Gather every line holding the string "chart".

(Records with drawing code)
---------------

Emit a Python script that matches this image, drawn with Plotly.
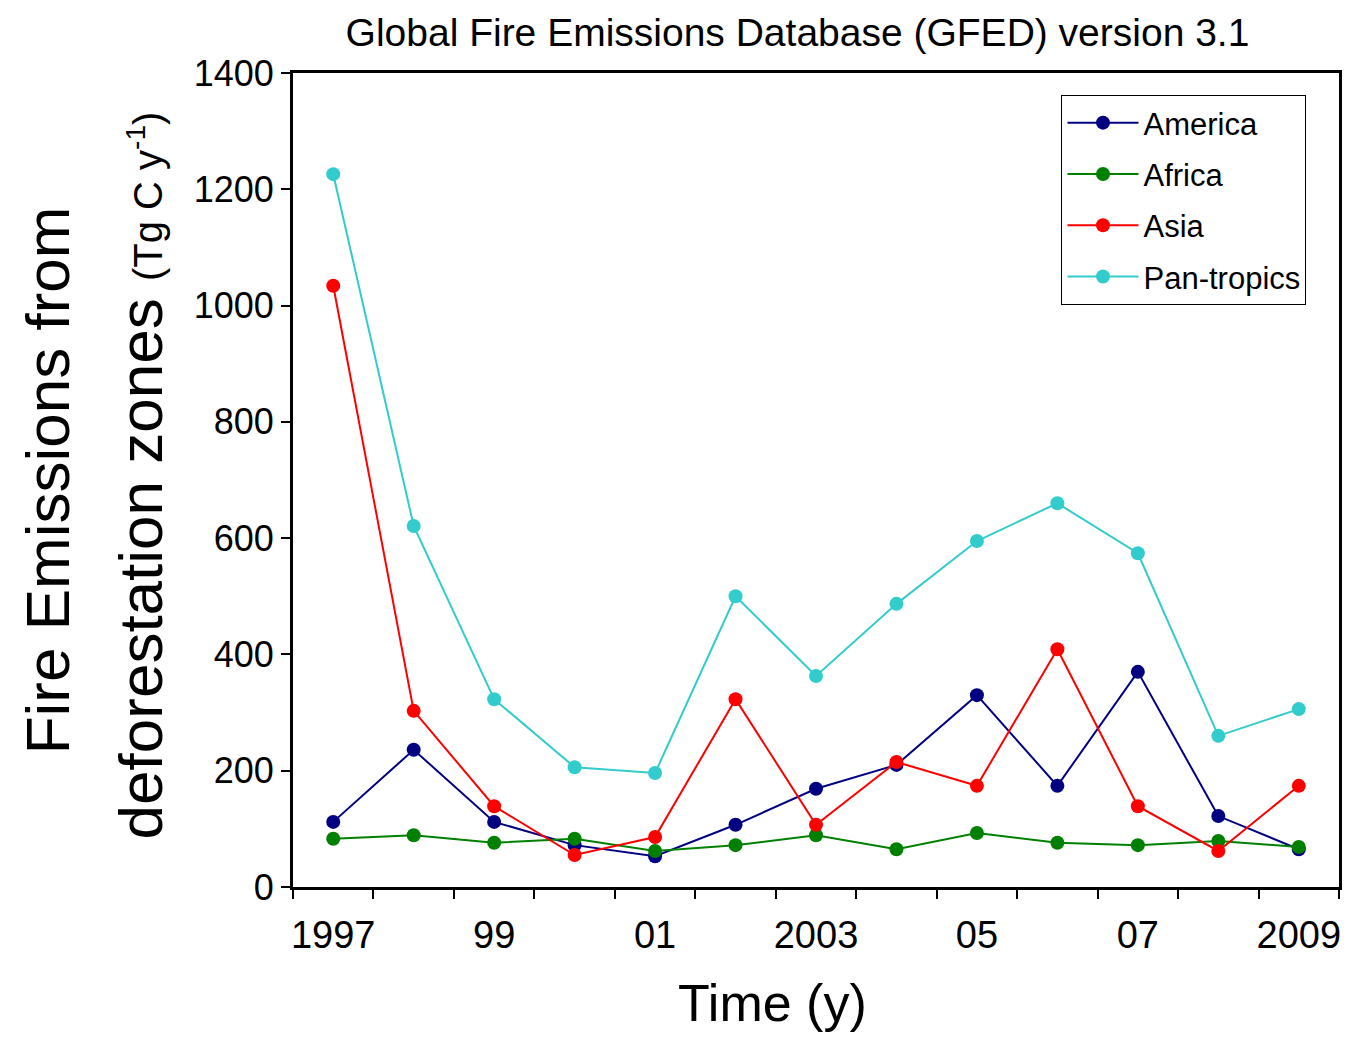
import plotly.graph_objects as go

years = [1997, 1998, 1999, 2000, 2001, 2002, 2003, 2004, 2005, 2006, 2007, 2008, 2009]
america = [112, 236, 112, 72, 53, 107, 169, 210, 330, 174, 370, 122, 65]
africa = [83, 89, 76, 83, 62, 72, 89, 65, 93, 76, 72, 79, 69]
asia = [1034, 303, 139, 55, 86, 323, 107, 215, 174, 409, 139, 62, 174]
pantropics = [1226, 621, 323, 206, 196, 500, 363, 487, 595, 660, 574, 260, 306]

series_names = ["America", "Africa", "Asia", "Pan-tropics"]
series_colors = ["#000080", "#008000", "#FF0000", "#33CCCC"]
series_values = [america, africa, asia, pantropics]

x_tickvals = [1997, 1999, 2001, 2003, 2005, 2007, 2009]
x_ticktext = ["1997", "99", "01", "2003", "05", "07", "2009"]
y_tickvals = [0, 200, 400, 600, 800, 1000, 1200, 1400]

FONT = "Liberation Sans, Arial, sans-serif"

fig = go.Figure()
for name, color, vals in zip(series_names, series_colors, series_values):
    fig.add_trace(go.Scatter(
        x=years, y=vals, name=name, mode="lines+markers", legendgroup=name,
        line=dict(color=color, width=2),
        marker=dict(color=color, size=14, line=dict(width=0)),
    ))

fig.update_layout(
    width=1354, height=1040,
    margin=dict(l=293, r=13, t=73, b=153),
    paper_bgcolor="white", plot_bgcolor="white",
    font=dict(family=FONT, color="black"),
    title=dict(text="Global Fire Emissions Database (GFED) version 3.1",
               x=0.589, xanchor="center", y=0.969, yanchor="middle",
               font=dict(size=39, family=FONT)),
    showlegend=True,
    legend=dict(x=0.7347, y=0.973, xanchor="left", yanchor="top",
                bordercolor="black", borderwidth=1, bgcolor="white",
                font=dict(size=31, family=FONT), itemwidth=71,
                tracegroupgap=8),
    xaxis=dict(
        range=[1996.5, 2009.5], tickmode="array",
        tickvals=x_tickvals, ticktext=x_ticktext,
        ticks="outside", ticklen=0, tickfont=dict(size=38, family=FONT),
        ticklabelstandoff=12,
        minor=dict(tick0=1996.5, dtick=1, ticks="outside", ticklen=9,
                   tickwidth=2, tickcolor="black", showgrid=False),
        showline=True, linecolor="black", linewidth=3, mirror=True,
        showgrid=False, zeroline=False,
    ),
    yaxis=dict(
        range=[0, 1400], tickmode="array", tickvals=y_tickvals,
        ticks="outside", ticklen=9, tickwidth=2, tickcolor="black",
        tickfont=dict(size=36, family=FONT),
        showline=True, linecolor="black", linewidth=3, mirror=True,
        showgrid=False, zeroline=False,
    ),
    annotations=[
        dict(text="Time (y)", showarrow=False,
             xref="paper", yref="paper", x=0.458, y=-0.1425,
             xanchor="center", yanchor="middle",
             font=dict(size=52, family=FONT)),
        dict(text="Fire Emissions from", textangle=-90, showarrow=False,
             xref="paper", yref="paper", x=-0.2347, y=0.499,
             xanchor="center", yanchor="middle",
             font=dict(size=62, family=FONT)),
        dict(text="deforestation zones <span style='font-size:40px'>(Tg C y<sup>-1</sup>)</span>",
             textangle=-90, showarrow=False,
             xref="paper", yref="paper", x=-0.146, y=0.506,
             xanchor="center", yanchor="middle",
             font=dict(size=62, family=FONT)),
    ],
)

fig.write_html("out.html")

---------------

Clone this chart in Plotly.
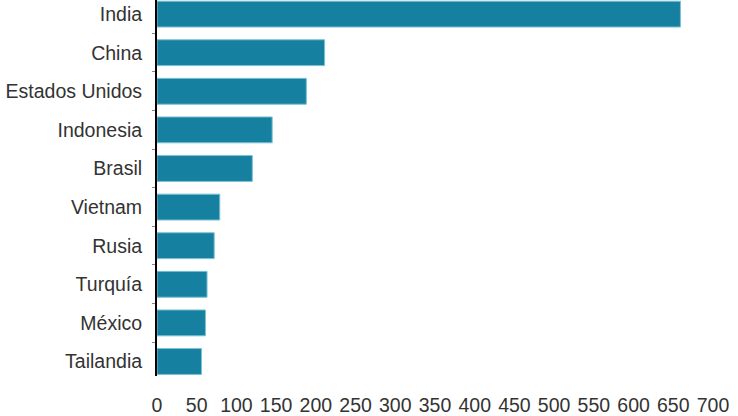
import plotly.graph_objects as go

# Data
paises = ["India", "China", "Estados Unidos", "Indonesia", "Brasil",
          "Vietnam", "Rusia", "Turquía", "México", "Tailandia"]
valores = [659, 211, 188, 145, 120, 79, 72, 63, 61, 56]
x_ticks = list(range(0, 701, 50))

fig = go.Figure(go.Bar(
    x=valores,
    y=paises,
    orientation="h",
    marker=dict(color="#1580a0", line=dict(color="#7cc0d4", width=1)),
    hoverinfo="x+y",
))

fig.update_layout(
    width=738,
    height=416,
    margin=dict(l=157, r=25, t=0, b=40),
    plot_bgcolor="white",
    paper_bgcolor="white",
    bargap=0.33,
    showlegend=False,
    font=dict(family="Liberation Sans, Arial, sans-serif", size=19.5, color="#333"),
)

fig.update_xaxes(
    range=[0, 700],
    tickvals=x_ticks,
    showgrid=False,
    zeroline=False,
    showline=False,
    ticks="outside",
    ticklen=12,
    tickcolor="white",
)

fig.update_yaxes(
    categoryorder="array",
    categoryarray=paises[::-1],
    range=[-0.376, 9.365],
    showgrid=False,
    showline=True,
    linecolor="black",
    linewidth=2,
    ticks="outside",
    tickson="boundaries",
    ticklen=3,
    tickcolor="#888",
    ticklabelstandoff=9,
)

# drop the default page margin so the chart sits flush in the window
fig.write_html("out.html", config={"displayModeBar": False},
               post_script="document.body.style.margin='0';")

---------------

* Result of the exercise:
Clone this chart in Plotly.
# drop the default page margin so the chart sits flush in the window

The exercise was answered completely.